By Stephan Faris Climate Change and the Environment Correspondent
Published: March 22, 2009 12:16 ET
Updated: March 24, 2009 15:40 ET

The surprising findings of one researcher raise an important question in the history of climate change: Could the depopulation of the Americas have caused Europe’s Little Ice Age?

ROME — I was living here and researching the book when I reached William Ruddiman, an American scientist who had come across a graph of historical methane levels that unlocked a fascinating new insight into the history of climate change, one that connected ancient Europe and the newly discovered Americas.
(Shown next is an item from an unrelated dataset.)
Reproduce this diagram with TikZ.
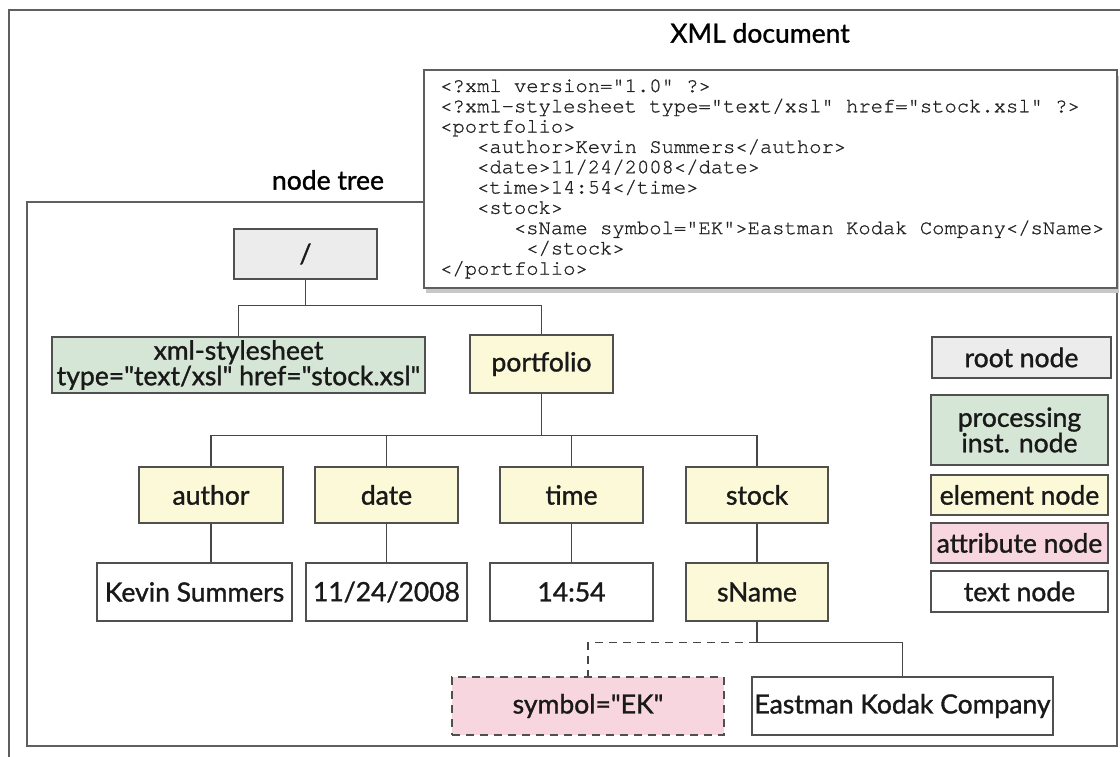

Ruddiman, a paleoclimatologist at the University of Virginia, was near retirement after spending his early career examining ocean sediments for hints of ancient temperatures. He focused his later research on the major drivers of the world’s climate.

But the data, gleaned from air bubbles trapped in the Antarctic ice sheet, surprised him.
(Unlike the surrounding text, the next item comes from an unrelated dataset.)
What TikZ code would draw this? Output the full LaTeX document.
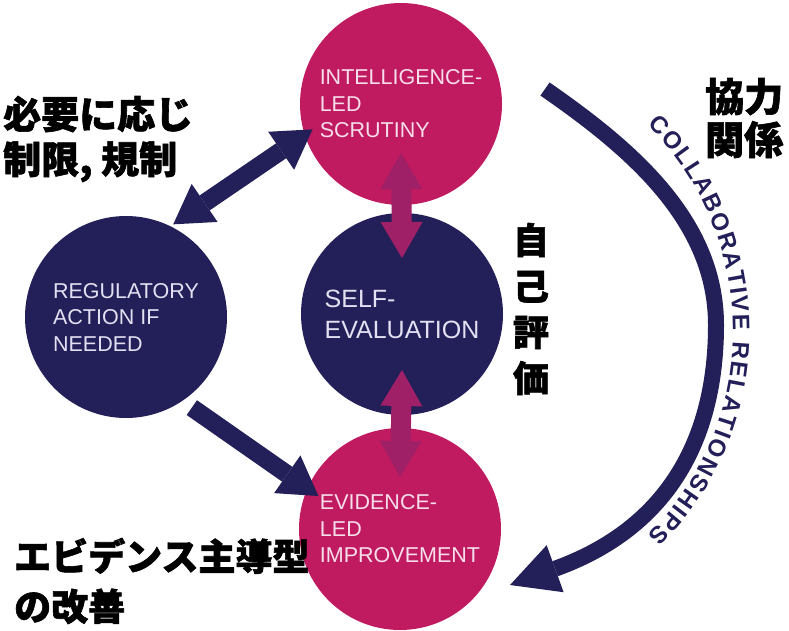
\documentclass[tikz,border=0pt]{standalone}
\usepackage{fontspec}
\setmainfont{Liberation Sans}
\newfontfamily\jpfont{Noto Sans CJK JP}[BoldFeatures={FakeBold=1.6}]
\usetikzlibrary{arrows.meta,calc,decorations.text}

\definecolor{navyb}{RGB}{35,31,88}
\definecolor{magentab}{RGB}{192,26,96}
\definecolor{plumb}{RGB}{160,32,104}
\definecolor{pinktext}{RGB}{246,222,234}
\definecolor{navytext}{RGB}{226,224,242}
\newcommand\bandfont{\fontsize{24}{24}\selectfont\bfseries}

\tikzset{
	bubble/.style={circle, minimum size=202pt, inner sep=0pt, align=left, font=\fontsize{21.5}{26.5}\selectfont},
	pinkbubble/.style={bubble, fill=magentab, text=pinktext},
	navybubble/.style={bubble, fill=navyb, text=navytext},
	jtext/.style 2 args={inner sep=0pt, align=left, font=\jpfont\bfseries\fontsize{#1}{#2}\selectfont},
	navyarrow/.style={draw=navyb, line width=18pt, >={Triangle[length=38pt,width=46pt,line width=0pt]}},
	plumarrow/.style={draw=plumb, line width=20pt, >={Triangle[length=36pt,width=42pt,line width=0pt]}},
	bandarrow/.style={draw=navyb, line width=16pt, -{Triangle[length=48pt,width=50pt,line width=0pt]}}
}

\begin{document}
\begin{tikzpicture}[x=1pt,y=-1pt]
	%%%%% START %%%%%
	\path[fill=white, use as bounding box] (0,0) rectangle (789,630);

	% the four circles
	\node[pinkbubble] (scrutiny) at (401,104) {INTELLIGENCE-\\LED\\SCRUTINY};
	\node[navybubble, font=\fontsize{25}{31}\selectfont] (selfeval) at (402,314) {SELF-\\EVALUATION};
	\node[navybubble] (regaction) at (126,317) {REGULATORY\\ACTION IF\\NEEDED};
	\node[pinkbubble] (improve) at (400,529) {EVIDENCE-\\LED\\IMPROVEMENT};

	% straight arrows
	\draw[navyarrow, <->] ($(regaction)+(63:104pt)$) -- ($(scrutiny)+(196:92pt)$);
	\draw[navyarrow, ->] ($(regaction)+(-54:112pt)$) -- ($(improve)+(158:88pt)$);
	\draw[plumarrow, <->] ($(scrutiny)+(0pt,-49pt)$) -- ($(selfeval)+(0pt,56pt)$);
	\draw[plumarrow, <->] ($(selfeval)+(0pt,-56pt)$) -- ($(improve)+(0pt,52pt)$);

	% big curved arrow
	\coordinate (arcstart) at (545,89);
	\coordinate (arcturn) at (716,325);
	\coordinate (arcend) at (510,585);
	\draw[bandarrow] (arcstart) .. controls (630,148) and (716,220) .. (arcturn) .. controls (716,425) and (679,524) .. (arcend);

	\coordinate (txtstart) at (647,125);
	\coordinate (txtend) at (648,535);
	\path[decorate, decoration={text along path, text={|\bandfont|COLLABORATIVE RELATIONSHIPS}, text align={fit to path}, text color=navyb}] (txtstart) .. controls (761,237) and (762,422) .. (txtend);

	% japanese labels
	\node[jtext={38}{45}, anchor=west] (limits) at (3,139) {必要に応じ\\制限, 規制};
	\node[jtext={39}{43}, anchor=west] (collab) at (705,118) {協力\\関係};
	\node[jtext={36}{46}, align=center] (selfjp) at (531,309) {自\\己\\評\\価};
	\node[jtext={37}{50}, anchor=west] (evidence) at (14,581) {エビデンス主導型\\の改善};

	%%%%% END %%%%%
\end{tikzpicture}
\end{document}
“I had a very clear expectation of what those concentrations should have been doing,” he said, when I interviewed him over the phone from my office in Rome.

Monsoons in the tropics have been weakening for the past 10,000 years, shrinking the swamps and wetlands that create most of the world’s natural methane. The trend in the ice cores should have been unrelentingly in decline. “It does go down from 10,000 to 5,000 years ago,” Ruddiman said.

“But then it reverses direction and goes up. It goes so far up that by the time we get to the industrial era, it’s as if the monsoon is cranking away at full speed. And yet the tropics are drying out. The methane trend went the wrong way. It shouldn’t have done that. Why did it do that?”

Ruddiman’s hypothesis, published after his retirement, generated more controversy than anything he had done during his career.

“If the natural sources weren’t putting this extra methane in the atmosphere, then it must have been something else,” he said.

“Humans were the obvious possibility.”

The bend in the methane graph, he concluded, occurred when farmers in China first began to grow rice in large quantities.